*Problem requirements*
Determine the number of lines in the listing below where the string "script" occurs; answer with the number alone.

*Records shown*
+---+

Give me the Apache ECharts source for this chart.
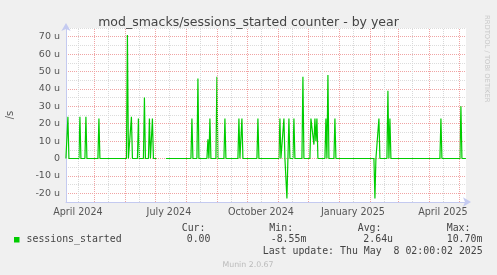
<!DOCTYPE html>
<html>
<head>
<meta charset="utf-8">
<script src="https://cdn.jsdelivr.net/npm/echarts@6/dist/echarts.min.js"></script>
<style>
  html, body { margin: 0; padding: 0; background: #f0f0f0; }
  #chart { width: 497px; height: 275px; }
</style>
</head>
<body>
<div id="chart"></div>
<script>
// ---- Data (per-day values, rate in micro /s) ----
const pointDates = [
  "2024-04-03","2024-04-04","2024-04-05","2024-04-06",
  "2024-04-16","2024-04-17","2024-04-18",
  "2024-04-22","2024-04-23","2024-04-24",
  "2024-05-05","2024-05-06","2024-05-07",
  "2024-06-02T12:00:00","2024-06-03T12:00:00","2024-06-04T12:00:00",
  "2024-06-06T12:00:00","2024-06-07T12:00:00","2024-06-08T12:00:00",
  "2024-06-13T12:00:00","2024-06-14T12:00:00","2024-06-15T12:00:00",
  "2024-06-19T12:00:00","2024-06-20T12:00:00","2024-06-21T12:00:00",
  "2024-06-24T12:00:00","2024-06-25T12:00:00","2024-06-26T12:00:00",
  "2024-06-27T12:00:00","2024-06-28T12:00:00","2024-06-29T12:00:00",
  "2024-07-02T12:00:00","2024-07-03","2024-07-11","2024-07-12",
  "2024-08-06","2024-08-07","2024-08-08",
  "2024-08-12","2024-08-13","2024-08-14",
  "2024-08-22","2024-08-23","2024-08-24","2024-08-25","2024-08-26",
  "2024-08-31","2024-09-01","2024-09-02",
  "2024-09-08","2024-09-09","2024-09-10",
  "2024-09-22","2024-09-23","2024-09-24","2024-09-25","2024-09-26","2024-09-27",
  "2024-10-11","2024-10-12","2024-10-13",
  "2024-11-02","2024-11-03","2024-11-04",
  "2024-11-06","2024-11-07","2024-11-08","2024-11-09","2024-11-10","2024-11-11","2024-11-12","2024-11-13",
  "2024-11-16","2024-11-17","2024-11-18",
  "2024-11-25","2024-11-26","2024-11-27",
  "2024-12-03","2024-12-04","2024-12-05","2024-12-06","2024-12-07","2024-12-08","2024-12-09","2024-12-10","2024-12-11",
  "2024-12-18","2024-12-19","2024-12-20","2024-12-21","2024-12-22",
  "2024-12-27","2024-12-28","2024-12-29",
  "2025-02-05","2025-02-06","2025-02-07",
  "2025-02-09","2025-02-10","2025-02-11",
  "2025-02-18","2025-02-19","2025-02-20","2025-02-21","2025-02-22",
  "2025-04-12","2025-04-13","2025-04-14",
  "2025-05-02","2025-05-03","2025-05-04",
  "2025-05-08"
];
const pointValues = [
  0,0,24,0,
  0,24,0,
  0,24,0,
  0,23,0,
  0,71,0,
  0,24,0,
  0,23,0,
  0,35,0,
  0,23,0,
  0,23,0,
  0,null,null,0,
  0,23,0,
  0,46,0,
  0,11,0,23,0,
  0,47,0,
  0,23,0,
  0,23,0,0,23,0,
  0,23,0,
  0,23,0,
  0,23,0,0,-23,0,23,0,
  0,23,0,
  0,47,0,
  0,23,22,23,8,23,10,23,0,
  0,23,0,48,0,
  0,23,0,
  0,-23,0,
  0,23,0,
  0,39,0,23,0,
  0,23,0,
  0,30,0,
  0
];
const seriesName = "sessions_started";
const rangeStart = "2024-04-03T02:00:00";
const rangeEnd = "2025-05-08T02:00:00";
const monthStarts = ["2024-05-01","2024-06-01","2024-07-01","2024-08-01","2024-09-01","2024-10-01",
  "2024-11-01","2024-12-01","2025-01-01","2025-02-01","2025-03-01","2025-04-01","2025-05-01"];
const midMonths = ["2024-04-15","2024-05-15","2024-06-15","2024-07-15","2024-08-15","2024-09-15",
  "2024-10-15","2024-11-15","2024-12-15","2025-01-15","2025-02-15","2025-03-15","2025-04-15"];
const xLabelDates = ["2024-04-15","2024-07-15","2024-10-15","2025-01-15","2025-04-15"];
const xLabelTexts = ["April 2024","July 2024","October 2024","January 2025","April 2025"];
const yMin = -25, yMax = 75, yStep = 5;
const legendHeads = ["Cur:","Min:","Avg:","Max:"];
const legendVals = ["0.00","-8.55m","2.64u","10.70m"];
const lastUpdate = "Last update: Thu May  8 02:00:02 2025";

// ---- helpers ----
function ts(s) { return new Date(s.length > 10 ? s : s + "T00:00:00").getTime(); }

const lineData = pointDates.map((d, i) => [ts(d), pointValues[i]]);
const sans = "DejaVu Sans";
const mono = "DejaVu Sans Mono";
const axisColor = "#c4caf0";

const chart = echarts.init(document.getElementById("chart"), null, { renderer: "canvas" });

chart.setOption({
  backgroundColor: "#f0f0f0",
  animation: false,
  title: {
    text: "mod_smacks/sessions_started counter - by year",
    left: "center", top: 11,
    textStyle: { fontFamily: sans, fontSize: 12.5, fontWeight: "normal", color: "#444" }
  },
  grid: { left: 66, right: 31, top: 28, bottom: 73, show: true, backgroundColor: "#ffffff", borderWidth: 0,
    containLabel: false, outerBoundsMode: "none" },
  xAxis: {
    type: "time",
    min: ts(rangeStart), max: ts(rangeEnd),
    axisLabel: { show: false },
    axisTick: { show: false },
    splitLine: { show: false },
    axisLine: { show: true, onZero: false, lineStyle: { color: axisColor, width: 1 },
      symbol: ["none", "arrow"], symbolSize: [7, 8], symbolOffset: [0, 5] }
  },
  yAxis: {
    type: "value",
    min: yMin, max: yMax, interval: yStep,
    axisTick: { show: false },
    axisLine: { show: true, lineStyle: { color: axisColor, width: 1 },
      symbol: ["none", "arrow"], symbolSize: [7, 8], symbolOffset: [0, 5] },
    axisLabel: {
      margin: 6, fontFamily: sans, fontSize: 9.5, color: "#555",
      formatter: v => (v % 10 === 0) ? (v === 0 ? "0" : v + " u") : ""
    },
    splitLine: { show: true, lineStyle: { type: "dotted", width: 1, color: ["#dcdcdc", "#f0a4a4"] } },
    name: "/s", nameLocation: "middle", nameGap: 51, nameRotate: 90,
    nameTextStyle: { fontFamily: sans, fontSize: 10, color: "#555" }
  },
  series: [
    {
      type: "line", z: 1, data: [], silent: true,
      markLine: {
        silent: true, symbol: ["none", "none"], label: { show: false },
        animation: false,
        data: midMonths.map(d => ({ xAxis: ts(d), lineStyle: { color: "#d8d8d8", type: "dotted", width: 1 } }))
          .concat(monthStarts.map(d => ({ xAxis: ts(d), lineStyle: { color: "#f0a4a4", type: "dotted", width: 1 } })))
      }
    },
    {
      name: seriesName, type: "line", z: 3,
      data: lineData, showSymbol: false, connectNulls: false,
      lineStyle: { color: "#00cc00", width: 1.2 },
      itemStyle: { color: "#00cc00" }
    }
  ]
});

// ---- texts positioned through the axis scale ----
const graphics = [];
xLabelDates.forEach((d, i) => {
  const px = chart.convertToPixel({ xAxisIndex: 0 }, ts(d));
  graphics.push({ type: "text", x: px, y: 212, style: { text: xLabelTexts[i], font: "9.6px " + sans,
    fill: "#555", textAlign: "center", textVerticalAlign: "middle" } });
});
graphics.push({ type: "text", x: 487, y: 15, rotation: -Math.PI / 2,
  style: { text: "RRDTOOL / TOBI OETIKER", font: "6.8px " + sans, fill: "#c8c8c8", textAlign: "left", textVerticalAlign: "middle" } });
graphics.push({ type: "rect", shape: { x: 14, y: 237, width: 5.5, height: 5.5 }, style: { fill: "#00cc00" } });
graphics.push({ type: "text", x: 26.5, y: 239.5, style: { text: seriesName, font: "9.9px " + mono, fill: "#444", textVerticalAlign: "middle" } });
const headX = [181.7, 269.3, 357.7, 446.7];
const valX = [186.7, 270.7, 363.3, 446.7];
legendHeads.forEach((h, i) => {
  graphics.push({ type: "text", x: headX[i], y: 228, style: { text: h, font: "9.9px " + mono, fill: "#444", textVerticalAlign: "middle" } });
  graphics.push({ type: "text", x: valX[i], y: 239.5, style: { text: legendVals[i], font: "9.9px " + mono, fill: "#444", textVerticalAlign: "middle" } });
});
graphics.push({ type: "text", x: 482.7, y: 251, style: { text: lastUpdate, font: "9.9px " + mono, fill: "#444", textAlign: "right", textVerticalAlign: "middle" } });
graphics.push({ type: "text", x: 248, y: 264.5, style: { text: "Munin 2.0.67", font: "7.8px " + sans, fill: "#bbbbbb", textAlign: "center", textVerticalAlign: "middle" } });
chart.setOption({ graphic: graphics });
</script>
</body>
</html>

+---+

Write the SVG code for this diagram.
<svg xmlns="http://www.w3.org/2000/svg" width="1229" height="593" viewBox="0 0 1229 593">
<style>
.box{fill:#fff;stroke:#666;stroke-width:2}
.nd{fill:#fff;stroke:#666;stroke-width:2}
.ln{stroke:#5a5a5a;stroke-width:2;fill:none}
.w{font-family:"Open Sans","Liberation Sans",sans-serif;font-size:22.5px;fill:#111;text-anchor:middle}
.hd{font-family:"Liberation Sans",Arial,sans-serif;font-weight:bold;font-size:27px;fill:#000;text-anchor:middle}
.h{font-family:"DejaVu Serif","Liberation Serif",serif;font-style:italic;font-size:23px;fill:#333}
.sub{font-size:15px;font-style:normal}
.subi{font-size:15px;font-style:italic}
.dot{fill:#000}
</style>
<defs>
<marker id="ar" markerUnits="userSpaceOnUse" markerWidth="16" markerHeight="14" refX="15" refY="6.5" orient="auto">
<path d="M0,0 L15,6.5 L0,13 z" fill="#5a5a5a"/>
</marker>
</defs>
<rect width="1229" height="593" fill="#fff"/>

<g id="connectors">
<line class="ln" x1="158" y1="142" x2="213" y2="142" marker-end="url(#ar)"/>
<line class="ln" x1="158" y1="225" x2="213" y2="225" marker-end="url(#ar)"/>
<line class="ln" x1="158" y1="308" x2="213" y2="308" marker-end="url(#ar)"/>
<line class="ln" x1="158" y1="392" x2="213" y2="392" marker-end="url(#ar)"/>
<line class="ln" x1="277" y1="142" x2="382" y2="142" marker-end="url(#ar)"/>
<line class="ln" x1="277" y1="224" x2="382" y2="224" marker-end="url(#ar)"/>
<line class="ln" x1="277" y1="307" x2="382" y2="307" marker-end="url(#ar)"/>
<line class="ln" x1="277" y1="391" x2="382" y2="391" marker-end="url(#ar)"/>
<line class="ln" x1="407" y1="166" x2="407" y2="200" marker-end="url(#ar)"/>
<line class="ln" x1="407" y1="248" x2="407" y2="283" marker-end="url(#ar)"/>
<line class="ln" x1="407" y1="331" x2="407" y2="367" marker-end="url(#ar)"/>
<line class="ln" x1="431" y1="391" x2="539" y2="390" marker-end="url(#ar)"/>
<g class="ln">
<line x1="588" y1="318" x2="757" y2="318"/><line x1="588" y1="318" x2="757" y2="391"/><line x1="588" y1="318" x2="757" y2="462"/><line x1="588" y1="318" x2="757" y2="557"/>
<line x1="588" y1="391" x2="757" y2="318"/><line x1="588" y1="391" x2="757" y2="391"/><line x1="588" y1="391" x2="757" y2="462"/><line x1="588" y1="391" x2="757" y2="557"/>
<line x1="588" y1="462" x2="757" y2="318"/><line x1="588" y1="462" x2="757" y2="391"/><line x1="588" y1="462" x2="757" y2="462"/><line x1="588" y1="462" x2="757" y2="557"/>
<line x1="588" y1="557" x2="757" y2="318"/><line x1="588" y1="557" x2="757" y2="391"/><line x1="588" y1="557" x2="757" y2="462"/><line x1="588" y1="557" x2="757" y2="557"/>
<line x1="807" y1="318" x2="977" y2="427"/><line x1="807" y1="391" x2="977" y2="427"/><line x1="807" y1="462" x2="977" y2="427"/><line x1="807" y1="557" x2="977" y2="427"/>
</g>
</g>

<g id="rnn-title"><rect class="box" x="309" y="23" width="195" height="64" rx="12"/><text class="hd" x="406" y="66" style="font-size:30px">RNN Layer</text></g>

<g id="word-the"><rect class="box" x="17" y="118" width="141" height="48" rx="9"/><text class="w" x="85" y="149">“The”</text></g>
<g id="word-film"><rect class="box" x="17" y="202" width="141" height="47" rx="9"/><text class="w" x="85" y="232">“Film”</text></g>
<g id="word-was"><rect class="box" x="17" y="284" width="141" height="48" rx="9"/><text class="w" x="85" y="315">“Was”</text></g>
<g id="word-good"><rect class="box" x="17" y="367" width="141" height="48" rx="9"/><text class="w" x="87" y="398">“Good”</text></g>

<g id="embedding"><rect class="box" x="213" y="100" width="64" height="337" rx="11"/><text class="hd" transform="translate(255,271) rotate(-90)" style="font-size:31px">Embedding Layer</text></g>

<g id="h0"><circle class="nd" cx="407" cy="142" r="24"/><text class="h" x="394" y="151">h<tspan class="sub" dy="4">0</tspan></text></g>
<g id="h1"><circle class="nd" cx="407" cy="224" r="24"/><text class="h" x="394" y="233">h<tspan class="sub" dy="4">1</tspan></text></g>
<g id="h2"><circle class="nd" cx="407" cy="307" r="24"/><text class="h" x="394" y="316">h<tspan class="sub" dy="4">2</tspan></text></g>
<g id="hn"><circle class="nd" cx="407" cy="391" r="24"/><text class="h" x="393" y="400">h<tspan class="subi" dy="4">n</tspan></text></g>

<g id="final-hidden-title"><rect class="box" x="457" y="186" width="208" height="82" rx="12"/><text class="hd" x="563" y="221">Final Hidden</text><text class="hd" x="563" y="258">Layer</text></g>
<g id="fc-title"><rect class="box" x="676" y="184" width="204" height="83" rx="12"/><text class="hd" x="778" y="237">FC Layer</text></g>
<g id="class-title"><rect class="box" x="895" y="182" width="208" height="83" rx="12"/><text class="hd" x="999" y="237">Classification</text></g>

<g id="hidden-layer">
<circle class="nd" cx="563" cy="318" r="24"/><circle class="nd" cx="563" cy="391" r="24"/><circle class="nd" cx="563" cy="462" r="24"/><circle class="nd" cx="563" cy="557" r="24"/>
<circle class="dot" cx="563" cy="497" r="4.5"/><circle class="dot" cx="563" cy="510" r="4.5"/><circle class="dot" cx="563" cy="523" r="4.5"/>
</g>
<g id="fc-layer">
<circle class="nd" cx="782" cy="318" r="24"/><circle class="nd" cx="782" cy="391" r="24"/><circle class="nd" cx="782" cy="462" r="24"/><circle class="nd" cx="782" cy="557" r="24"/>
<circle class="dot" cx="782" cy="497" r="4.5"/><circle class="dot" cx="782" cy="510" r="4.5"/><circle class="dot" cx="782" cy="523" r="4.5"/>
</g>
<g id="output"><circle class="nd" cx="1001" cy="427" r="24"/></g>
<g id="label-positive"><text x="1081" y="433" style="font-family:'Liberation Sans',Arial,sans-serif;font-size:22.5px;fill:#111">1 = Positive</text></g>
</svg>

+---+

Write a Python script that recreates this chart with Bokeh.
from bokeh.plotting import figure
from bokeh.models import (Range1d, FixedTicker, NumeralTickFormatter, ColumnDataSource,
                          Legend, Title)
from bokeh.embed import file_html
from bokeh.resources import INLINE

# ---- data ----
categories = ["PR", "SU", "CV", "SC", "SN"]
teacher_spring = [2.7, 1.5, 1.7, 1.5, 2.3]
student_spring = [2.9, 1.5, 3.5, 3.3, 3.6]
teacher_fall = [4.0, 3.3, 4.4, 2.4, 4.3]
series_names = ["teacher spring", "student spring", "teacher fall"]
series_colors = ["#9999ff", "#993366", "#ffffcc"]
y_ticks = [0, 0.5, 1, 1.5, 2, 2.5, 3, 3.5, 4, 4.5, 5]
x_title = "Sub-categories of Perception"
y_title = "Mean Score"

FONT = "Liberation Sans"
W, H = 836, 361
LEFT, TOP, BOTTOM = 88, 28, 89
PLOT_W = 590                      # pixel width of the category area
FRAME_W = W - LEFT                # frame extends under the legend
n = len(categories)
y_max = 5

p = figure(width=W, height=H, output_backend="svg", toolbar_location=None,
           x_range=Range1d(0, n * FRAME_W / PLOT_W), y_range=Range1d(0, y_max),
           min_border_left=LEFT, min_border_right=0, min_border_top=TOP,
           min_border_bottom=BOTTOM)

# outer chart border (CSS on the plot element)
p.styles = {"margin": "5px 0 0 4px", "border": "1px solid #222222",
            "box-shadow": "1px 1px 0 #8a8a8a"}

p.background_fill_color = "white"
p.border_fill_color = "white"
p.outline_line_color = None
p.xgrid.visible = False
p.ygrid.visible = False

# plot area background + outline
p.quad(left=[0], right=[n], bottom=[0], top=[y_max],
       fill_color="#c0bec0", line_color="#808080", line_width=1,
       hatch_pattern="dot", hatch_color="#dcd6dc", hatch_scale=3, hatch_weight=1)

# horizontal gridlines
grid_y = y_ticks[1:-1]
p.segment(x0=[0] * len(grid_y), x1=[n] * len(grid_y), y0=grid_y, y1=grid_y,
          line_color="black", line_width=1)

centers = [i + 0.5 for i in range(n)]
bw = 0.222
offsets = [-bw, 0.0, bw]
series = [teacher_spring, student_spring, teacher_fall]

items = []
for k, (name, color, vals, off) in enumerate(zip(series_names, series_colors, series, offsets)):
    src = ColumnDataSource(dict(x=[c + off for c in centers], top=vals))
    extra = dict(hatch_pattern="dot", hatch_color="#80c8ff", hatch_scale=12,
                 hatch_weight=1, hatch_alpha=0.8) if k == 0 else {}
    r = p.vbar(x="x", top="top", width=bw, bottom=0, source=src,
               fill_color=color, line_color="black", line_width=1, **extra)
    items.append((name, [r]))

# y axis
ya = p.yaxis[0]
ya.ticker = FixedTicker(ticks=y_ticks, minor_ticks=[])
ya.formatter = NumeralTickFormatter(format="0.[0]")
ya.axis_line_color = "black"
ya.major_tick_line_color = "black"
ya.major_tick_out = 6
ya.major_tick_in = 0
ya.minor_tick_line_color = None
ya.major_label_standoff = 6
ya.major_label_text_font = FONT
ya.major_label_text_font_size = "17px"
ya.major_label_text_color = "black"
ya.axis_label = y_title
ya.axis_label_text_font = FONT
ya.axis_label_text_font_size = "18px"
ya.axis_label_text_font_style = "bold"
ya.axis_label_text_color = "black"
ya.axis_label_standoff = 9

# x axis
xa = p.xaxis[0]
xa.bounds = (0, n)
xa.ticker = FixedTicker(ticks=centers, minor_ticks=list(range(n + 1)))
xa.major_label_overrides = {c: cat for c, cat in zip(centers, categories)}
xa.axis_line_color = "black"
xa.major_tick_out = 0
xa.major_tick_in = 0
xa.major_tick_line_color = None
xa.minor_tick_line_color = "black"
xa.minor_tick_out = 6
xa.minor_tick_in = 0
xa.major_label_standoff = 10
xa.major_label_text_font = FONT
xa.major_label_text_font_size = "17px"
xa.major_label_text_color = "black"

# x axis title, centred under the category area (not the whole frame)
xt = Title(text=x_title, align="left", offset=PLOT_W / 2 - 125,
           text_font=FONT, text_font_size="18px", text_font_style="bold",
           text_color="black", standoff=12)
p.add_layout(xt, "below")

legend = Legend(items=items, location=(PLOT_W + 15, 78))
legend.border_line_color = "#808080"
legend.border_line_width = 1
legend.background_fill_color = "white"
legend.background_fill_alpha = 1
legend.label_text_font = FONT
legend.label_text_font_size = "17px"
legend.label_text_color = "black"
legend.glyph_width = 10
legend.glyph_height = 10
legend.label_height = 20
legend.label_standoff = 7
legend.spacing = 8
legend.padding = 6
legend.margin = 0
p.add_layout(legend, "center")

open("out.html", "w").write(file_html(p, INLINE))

+---+

*Result below*
4